Senior Japanese politician­s including Prime Minister Shinzo Abe have made appearance­s at the shrine but Emperor Akihito has never visited since his coronation in 1989, while his father Hirohito did not return to Yasukuni after war criminals were enshrined there in the mid-1970s.

In its latest issue, the Shukan Post weekly magazine quoted chief priest Kunio Kohori, 68, as saying at a closed-door meeting in June that “the emperor is trying to destroy Yasukuni Shrine”.

The more the emperor goes on memorial trips for the war dead, the more the Yasukuni Shrine’s position declines, he reportedly added.

Akihito, who will abdicate next year, has throughout his reign hinted at pacifist views, which are sharply at odds with the aggressive expansioni­sm Japan pursued under his father’s rule.

He has visited several former battlefiel­ds in the Pacific islands to pray for soldiers and civilians who perished there.

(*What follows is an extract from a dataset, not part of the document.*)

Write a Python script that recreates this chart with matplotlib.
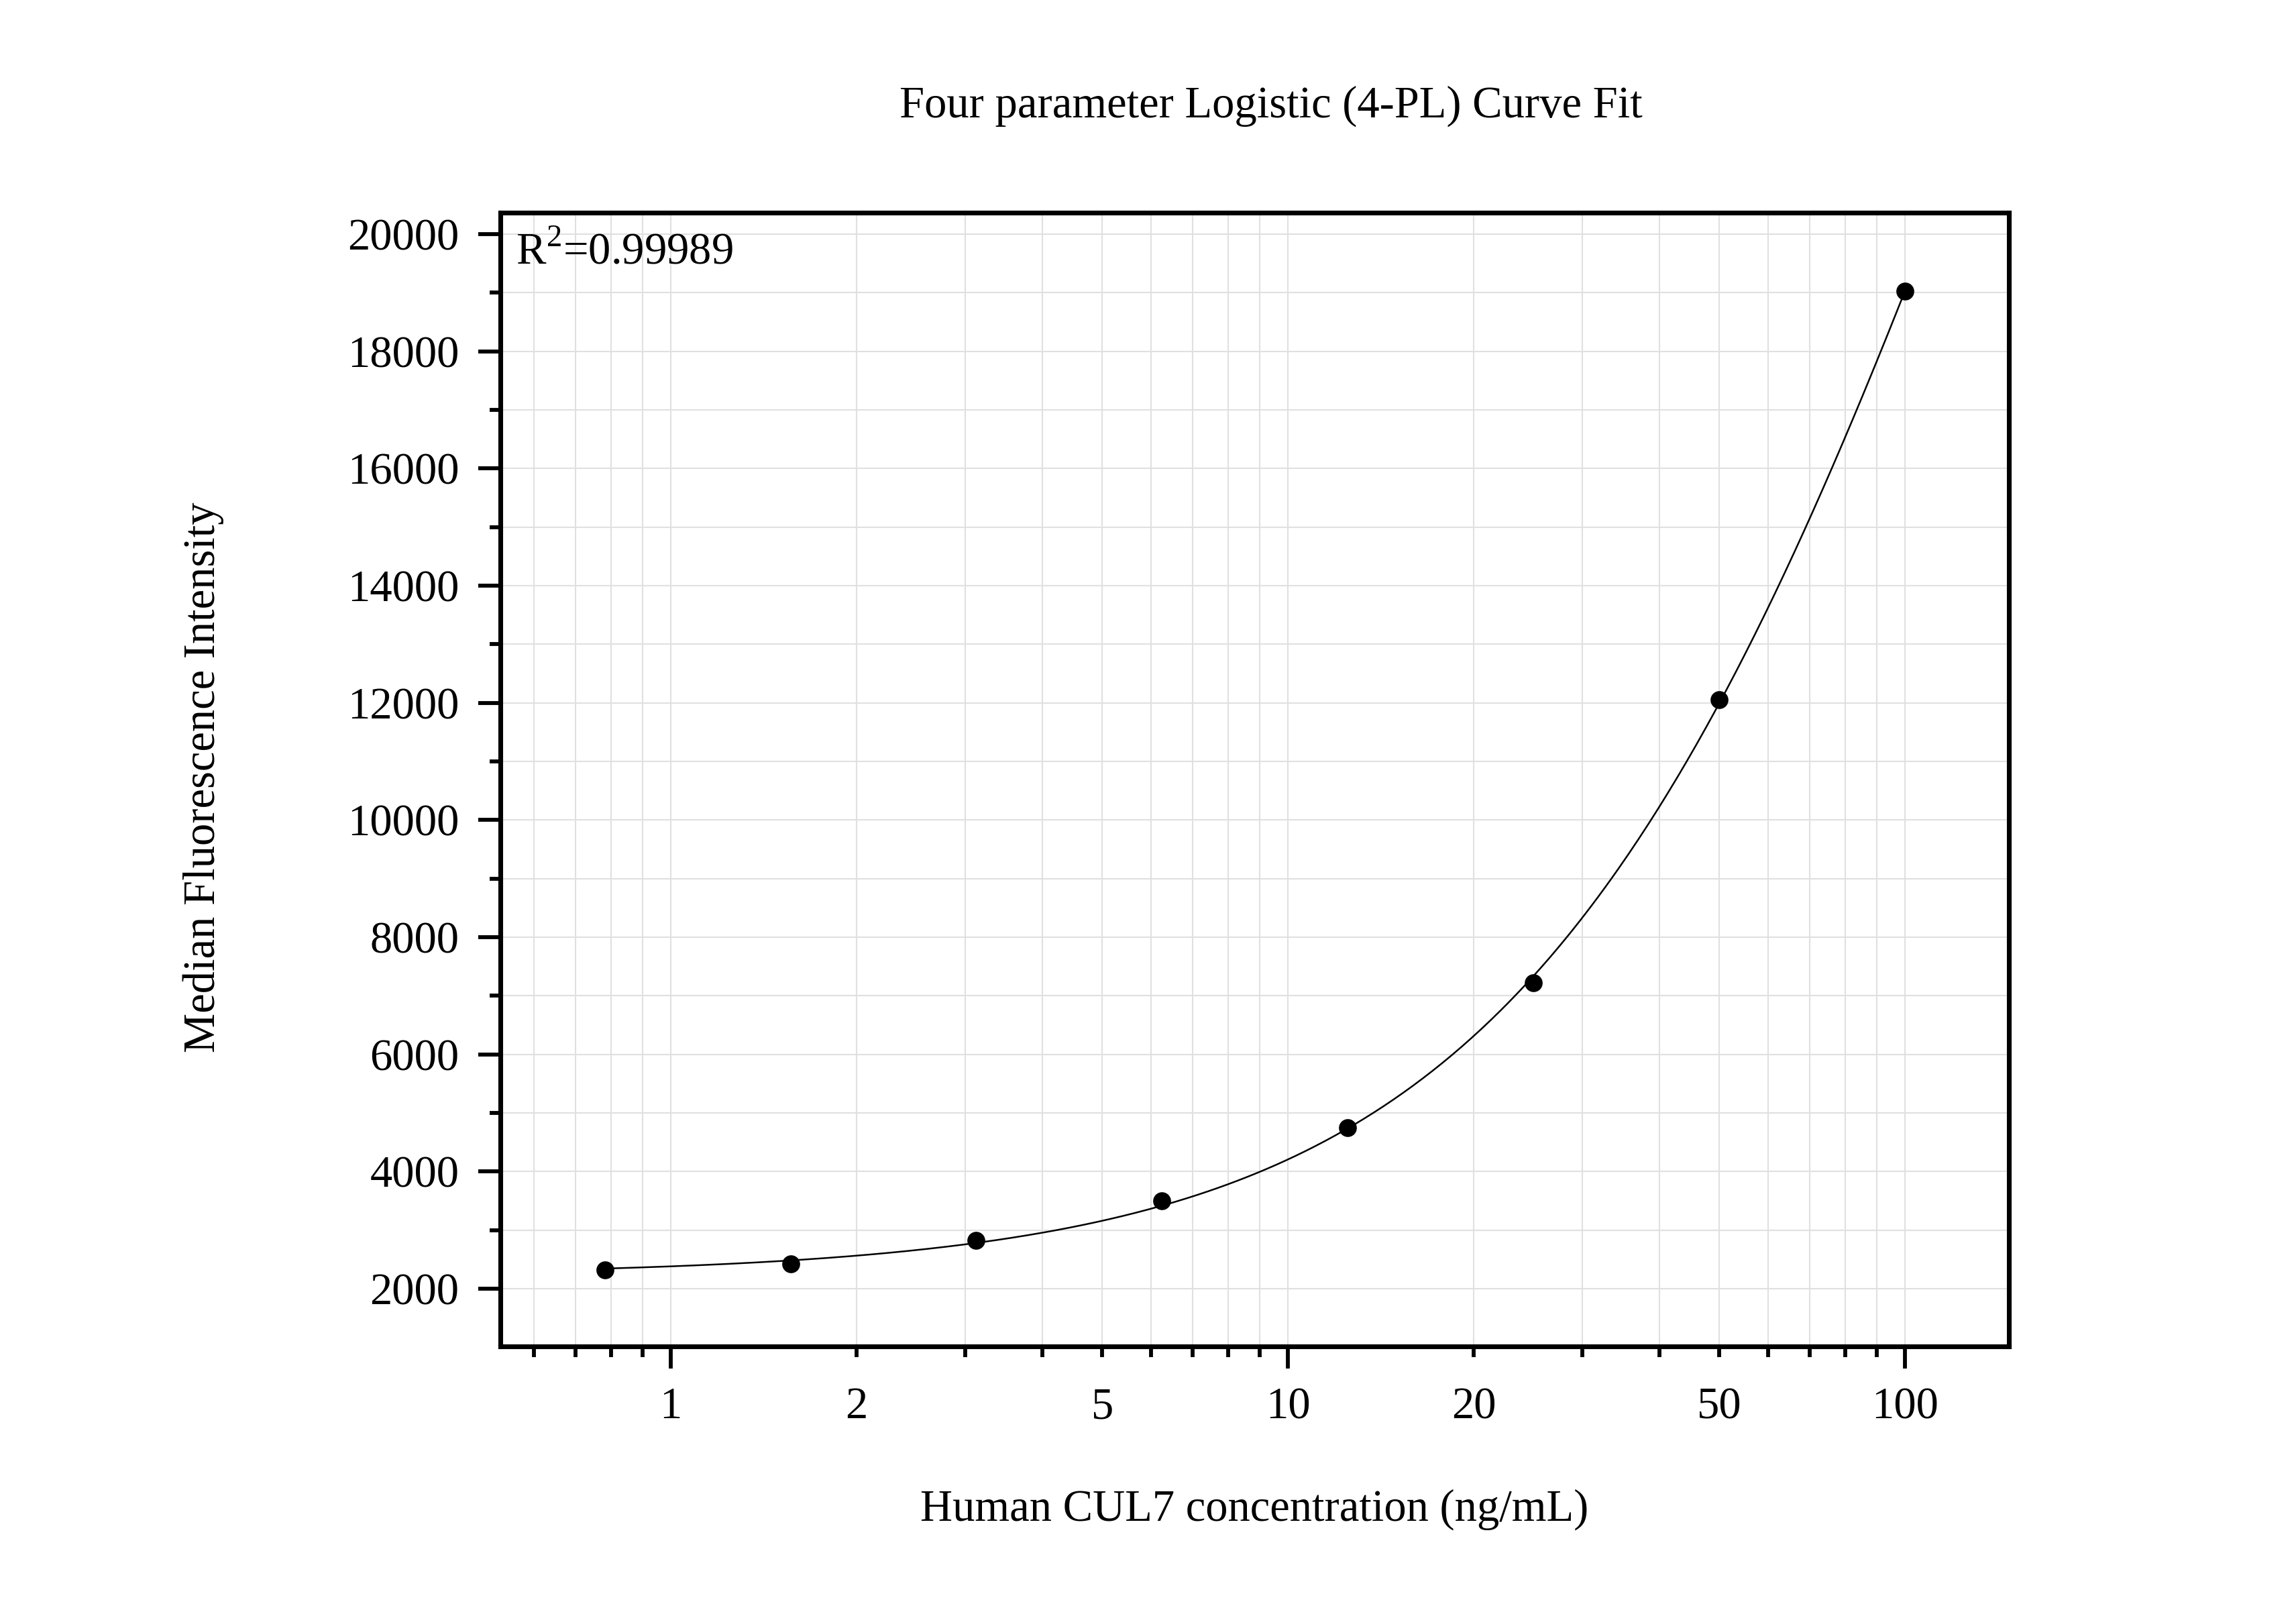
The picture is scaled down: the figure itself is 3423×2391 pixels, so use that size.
import numpy as np
import matplotlib
matplotlib.use("Agg")
import matplotlib.pyplot as plt
from matplotlib.ticker import FixedLocator, FuncFormatter, MultipleLocator

# data
conc = [0.78125, 1.5625, 3.125, 6.25, 12.5, 25, 50, 100]
mfi = [2325, 2425, 2825, 3500, 4750, 7225, 12050, 19025]

title = "Four parameter Logistic (4-PL) Curve Fit"
xlabel = "Human CUL7 concentration (ng/mL)"
ylabel = "Median Fluorescence Intensity"
r2_text = r"R$^{\mathrm{2}}$=0.99989"

x_major = [1, 10, 100]
x_labeled_minor = [2, 5, 20, 50]
y_major = np.arange(2000, 20001, 2000)

plt.rcParams['font.family'] = ['Liberation Serif', 'DejaVu Serif']
plt.rcParams['mathtext.fontset'] = 'custom'
plt.rcParams['mathtext.rm'] = 'Liberation Serif'


def fit_4pl(x, y):
    # grid over C and B, A/D solved linearly for each pair
    x = np.asarray(x, float)
    y = np.asarray(y, float)
    best = None
    for logc in np.linspace(0, 4, 401):
        c = 10 ** logc
        for b in np.linspace(0.5, 4, 351):
            g = 1.0 / (1.0 + (x / c) ** b)
            M = np.column_stack([g, 1 - g])
            coef, *_ = np.linalg.lstsq(M, y, rcond=None)
            err = np.sum((M @ coef - y) ** 2)
            if best is None or err < best[0]:
                best = (err, coef[0], b, c, coef[1])
    return best[1:]


A, B, C, D = fit_4pl(conc, mfi)
xs = np.logspace(np.log10(conc[0]), np.log10(conc[-1]), 400)
ys = D + (A - D) / (1 + (xs / C) ** B)

fig = plt.figure(figsize=(11.41, 7.97), dpi=300)
ax = fig.add_axes([0.2179, 0.1606, 0.8750 - 0.2179, 0.8674 - 0.1606])

ax.set_xscale('log')
ax.set_xlim(0.529, 147.4)
ax.set_ylim(1015, 20366)

ax.plot(xs, ys, color='black', lw=0.6, zorder=3)
ax.plot(conc, mfi, 'o', color='black', ms=5.4, zorder=4)

ax.xaxis.set_major_locator(FixedLocator(x_major))
ax.xaxis.set_major_formatter(FuncFormatter(lambda v, p: "%g" % v))
minors = [m * 10.0 ** e for e in (-1, 0, 1, 2) for m in range(2, 10)]
minors = [m for m in minors if 0.529 <= m <= 147.4]
ax.xaxis.set_minor_locator(FixedLocator(minors))
ax.xaxis.set_minor_formatter(FuncFormatter(
    lambda v, p: "%g" % v if any(abs(v - t) < 1e-6 for t in x_labeled_minor) else ""))

ax.yaxis.set_major_locator(FixedLocator(y_major))
ax.yaxis.set_minor_locator(MultipleLocator(1000))

ax.grid(True, which='both', color='#e0e0e0', lw=0.5, zorder=0)
ax.set_axisbelow(True)

for s in ax.spines.values():
    s.set_linewidth(1.7)

ax.tick_params(which='major', direction='out', length=8.0, width=1.4, labelsize=16)
ax.tick_params(which='minor', direction='out', length=3.9, width=1.4, labelsize=16)
ax.tick_params(axis='y', which='major', pad=6.7)
ax.tick_params(axis='x', which='major', pad=6.4)
ax.tick_params(axis='x', which='minor', pad=10.5)

ax.text(0.0102, 0.983, r2_text, transform=ax.transAxes, ha='left', va='top', fontsize=16)

fig.text(0.5536, 0.934, title, ha='center', va='center', fontsize=16)
fig.text(0.5463, 0.059, xlabel, ha='center', va='center', fontsize=16)
fig.text(0.0885, 0.5155, ylabel, ha='center', va='center', rotation=90, fontsize=16)

fig.savefig("out.png", dpi=300)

Though he has no political power, the emperor has annoyed Japanese right-wingers by acknowledg­ing that his country inflicted “great suffering” in China, and expressing regret over Japan’s brutal rule of the Korean peninsula.

The priest also reportedly said Crown Prince Naruhito and his wife Masako would probably not visit the shrine as the new emperor and empress.